My thinking is that voyeurism is increasingly becoming a criminal offence, and an essay about it might help to identify the kinds of images we should be wary of uploading. For example, in the UK, a person commits a criminal offence if:
"(a) he records another person (B) doing a private act,
"(b) he does so with the intention that he or a third person will, for the purpose of obtaining sexual gratification, look at an image of B doing the act, and
"(c) he knows that B does not consent to his recording the act with that intention."
http://www.legislation.gov.uk/ukpga/2003/42/section/67
The problem with all of this on Wikimedia is the anonymity factor. People could say "I am the model and I hereby give consent." I don't know how we get round that.
Sarah
Especially when the images are scraped off the CC-BY and CC-BY-SA Flickr streams.
While many American states have enacted similar statutes, there has been no effort to criminalize the distribution of media created through a violation of them, which has never quite made sense to me. So on Wikipedia, we are also in an ethically gray area.
Along those lines, I direct your attention to:
http://commons.wikimedia.org/wiki/Category:Upskirt and http://commons.wikimedia.org/wiki/Category:Downblouse
While hardly all of those images are what I feared they might be (most don't really seem to depict the unintentional exposure of an unaware subject's private parts or underwear from an angle that suggests intentional use for that purpose by the photographer), there are some that I strongly doubt were taken with the subject's awareness, much less consent (although they don't show that much:
http://commons.wikimedia.org/wiki/File:Marcia_Imperator_back.jpg http://commons.wikimedia.org/wiki/File:Marcia_Imperator_legs.jpg
I also really don't think it's fair to the subject to categorize this picture as "upskirt"

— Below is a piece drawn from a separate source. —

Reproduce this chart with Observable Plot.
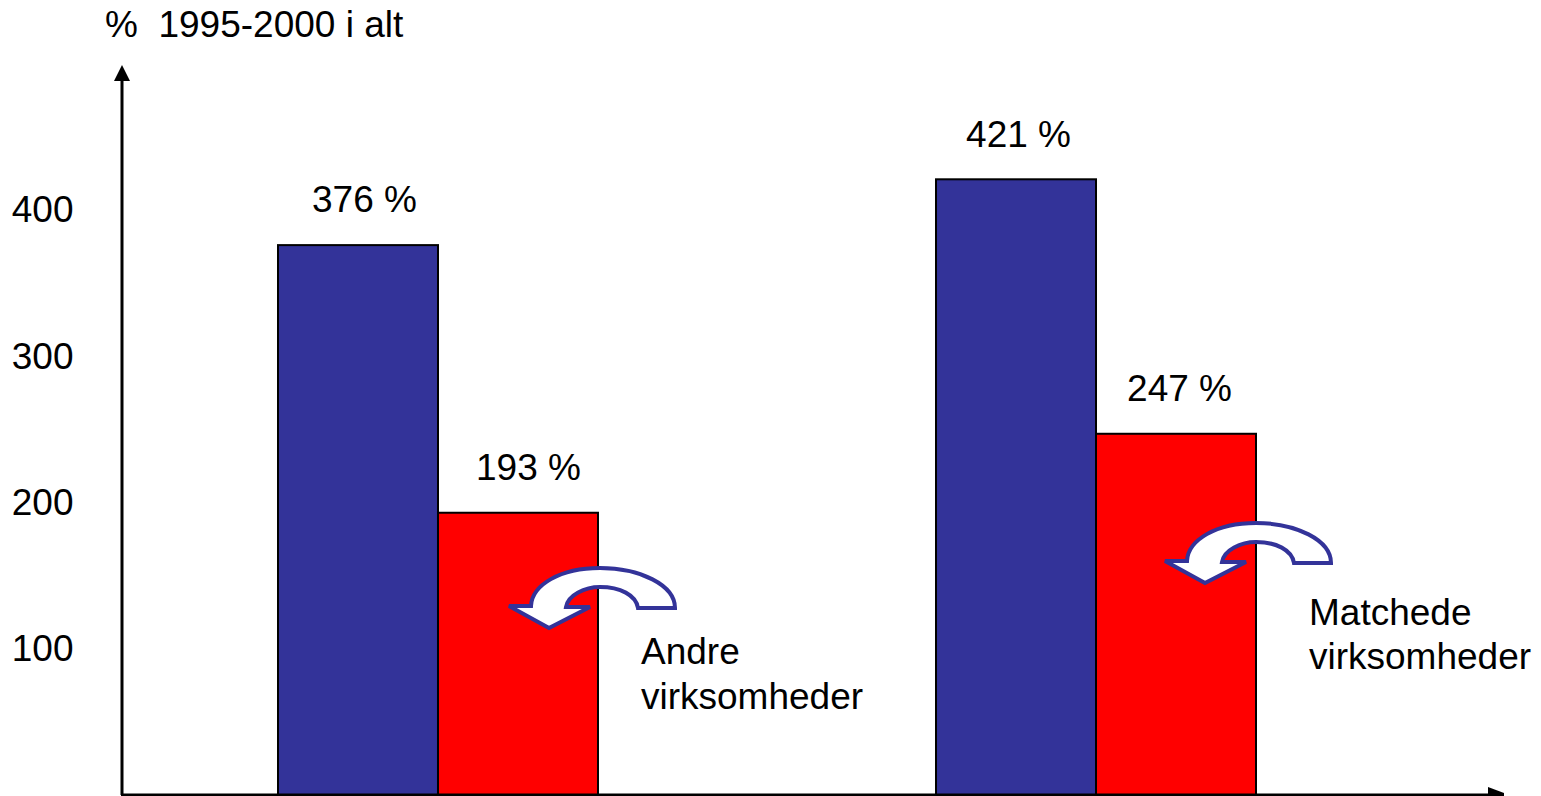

http://commons.wikimedia.org/wiki/File:US_Open_2009_4th_round_258.jpg
The greater problem is, what do we do about the potential problem here? I think there is a real problem already with Flickr images ... Flickr doesn't bother to affirmatively screen submissions for copyright infringement, much less whether they were taken or uploaded with the subject's consent even if they are unidentifiable. The former problem long ago reached the point where we've had to publish a whole page of Flickr users to not reupload from (http://commons.wikimedia.org/wiki/Commons:Questionable_Flickr_images#Flickr users) Why would we not have such a list of Flickr users who might have uploaded nude images without the consent or knowledge of the subject?
And perhaps we ought not to presume a Flickr-sourced nude is ethically OK. Perhaps Commons policy ought to require that any image of a nude person or parts thereof transferred to Commons from Flickr come with evidence of consent to be photographed and allow such a photograph to be distributed under a free license. Perhaps any such media uploaded directly to Commons ought to require an OTRS-verified permission with such stated on the image page.
As it is, some of the images in the categories, even those of clearly identifiable people, don't even the {{personality rights}} tag, the little legal protection we do try to offer.